(Exercise goal)
Will you repeat only the lines from the one with "Write a Python" through the one with "k in range(109)]", both included, leaving every picture out?

(Input for this task)

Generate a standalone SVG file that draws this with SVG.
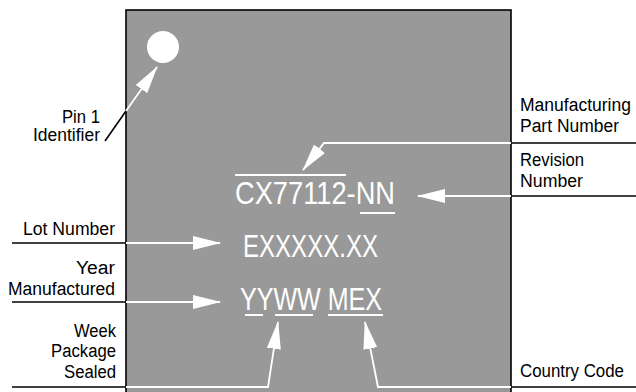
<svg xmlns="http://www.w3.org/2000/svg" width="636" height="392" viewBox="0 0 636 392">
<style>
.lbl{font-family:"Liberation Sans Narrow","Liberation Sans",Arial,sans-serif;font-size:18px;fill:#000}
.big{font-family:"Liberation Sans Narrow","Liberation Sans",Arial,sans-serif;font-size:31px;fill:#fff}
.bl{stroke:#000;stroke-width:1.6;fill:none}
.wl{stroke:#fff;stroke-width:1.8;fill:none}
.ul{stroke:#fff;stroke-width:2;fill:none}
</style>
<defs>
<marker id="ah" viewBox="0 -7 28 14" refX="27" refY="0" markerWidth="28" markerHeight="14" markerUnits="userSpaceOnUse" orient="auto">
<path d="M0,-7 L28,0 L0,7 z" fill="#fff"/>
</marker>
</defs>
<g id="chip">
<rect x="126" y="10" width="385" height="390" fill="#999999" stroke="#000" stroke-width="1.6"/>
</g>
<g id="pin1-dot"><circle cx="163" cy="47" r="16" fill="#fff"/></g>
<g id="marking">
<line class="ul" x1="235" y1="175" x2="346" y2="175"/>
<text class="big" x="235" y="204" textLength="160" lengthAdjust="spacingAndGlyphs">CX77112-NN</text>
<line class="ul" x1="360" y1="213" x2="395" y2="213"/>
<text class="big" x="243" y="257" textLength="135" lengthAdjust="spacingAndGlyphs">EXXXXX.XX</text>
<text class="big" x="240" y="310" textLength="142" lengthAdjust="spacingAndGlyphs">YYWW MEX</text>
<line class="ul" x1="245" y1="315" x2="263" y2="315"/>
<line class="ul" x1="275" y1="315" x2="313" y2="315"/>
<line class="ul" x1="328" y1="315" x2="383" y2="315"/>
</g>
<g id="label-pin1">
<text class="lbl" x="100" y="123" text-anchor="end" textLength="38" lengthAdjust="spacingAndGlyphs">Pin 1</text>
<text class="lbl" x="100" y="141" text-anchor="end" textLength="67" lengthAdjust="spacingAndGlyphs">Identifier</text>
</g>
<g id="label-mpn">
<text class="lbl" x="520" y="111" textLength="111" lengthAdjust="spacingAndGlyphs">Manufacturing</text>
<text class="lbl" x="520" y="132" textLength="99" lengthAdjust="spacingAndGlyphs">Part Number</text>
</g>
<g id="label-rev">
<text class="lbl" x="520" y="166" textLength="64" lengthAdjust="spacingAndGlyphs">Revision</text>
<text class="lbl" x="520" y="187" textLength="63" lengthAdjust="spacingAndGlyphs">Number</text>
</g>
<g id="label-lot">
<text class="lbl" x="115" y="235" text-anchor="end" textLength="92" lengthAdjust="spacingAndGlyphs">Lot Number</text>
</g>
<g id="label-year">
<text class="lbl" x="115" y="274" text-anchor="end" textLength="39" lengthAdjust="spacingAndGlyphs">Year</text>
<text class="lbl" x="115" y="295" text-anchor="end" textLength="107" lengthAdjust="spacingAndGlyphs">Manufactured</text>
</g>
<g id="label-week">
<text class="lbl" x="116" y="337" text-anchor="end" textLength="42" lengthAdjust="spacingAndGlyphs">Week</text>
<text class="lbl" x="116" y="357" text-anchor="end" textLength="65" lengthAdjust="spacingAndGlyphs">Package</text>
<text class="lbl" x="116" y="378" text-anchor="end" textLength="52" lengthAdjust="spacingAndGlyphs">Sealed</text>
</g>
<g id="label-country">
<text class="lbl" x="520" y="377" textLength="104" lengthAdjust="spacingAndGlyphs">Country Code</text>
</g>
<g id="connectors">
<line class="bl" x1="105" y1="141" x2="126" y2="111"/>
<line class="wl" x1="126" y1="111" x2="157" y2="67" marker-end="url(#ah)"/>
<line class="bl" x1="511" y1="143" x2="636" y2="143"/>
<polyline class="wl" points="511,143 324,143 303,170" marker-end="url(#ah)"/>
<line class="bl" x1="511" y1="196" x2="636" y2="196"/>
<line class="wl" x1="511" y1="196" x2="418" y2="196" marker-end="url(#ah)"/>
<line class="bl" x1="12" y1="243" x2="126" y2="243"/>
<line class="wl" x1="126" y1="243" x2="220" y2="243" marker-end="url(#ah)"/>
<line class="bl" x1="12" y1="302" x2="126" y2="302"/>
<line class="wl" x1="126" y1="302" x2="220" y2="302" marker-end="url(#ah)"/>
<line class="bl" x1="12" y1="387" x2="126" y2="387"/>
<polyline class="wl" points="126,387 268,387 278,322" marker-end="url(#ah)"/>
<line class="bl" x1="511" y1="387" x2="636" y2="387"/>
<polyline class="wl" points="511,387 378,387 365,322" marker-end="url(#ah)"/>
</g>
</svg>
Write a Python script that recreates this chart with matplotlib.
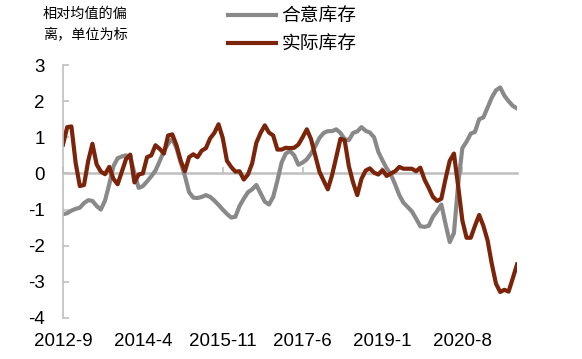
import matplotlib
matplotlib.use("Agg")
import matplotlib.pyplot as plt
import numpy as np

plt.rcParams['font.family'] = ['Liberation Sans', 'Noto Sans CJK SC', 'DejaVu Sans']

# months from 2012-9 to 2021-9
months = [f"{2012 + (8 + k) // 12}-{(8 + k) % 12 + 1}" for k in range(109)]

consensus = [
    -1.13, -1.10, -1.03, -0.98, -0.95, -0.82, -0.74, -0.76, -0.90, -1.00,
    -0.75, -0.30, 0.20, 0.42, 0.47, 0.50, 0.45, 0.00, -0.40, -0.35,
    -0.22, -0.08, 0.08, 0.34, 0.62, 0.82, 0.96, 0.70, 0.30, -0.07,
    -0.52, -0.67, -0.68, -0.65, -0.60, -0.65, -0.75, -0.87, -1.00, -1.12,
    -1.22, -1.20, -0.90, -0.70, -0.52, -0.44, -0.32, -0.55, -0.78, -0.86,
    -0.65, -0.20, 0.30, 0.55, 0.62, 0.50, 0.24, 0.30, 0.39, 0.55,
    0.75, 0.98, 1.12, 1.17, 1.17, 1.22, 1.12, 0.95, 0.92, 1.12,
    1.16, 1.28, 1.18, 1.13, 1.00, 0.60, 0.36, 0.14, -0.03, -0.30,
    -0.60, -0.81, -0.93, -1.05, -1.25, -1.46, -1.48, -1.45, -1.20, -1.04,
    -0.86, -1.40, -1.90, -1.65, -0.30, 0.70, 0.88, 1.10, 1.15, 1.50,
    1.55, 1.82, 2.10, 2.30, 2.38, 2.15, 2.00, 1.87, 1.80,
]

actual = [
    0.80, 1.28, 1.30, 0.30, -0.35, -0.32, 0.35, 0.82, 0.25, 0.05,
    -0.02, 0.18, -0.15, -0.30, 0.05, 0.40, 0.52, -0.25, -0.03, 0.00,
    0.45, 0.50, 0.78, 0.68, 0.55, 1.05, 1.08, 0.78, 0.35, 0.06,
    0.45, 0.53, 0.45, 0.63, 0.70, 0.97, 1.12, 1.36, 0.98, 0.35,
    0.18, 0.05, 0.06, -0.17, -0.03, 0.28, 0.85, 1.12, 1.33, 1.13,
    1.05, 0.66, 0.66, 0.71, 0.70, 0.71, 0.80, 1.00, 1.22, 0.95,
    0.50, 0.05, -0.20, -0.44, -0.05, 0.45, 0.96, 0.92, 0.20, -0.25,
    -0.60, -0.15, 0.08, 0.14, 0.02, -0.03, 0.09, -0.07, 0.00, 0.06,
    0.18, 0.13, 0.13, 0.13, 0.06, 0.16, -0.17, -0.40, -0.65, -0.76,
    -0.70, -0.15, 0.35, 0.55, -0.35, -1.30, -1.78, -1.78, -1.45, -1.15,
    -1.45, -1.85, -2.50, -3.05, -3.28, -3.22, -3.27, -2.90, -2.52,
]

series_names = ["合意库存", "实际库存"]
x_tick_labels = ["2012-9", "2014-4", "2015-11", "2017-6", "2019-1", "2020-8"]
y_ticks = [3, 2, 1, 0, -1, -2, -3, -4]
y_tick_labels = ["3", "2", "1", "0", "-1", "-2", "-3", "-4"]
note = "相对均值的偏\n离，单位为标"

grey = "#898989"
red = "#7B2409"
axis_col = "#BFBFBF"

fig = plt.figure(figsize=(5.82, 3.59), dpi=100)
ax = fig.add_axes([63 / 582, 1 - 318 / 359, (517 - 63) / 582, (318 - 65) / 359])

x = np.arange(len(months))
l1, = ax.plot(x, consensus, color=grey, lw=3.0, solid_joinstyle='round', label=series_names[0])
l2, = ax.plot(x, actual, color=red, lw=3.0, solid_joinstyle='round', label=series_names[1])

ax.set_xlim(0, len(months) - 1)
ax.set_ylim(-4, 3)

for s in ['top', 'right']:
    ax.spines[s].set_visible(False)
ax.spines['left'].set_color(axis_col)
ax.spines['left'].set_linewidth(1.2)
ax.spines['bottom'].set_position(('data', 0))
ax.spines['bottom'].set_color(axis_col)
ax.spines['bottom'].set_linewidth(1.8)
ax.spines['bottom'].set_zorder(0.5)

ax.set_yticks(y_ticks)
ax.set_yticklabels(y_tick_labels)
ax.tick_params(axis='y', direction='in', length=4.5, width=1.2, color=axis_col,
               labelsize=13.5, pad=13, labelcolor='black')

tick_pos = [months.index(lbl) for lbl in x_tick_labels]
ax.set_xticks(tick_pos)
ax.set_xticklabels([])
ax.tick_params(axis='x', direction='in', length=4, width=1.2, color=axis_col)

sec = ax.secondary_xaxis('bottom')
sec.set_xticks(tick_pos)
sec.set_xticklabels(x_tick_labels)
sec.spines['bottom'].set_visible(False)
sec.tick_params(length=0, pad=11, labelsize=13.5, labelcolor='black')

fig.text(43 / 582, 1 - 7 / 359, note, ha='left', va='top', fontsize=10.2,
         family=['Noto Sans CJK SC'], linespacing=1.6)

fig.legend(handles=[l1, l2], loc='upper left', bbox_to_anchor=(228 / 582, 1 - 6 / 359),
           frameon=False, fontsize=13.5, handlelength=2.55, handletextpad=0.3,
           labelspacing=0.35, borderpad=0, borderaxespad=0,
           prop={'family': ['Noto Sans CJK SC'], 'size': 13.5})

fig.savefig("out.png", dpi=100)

(Exercise response)
Write a Python script that recreates this chart with matplotlib.
import matplotlib
matplotlib.use("Agg")
import matplotlib.pyplot as plt
import numpy as np

plt.rcParams['font.family'] = ['Liberation Sans', 'Noto Sans CJK SC', 'DejaVu Sans']

# months from 2012-9 to 2021-9
months = [f"{2012 + (8 + k) // 12}-{(8 + k) % 12 + 1}" for k in range(109)]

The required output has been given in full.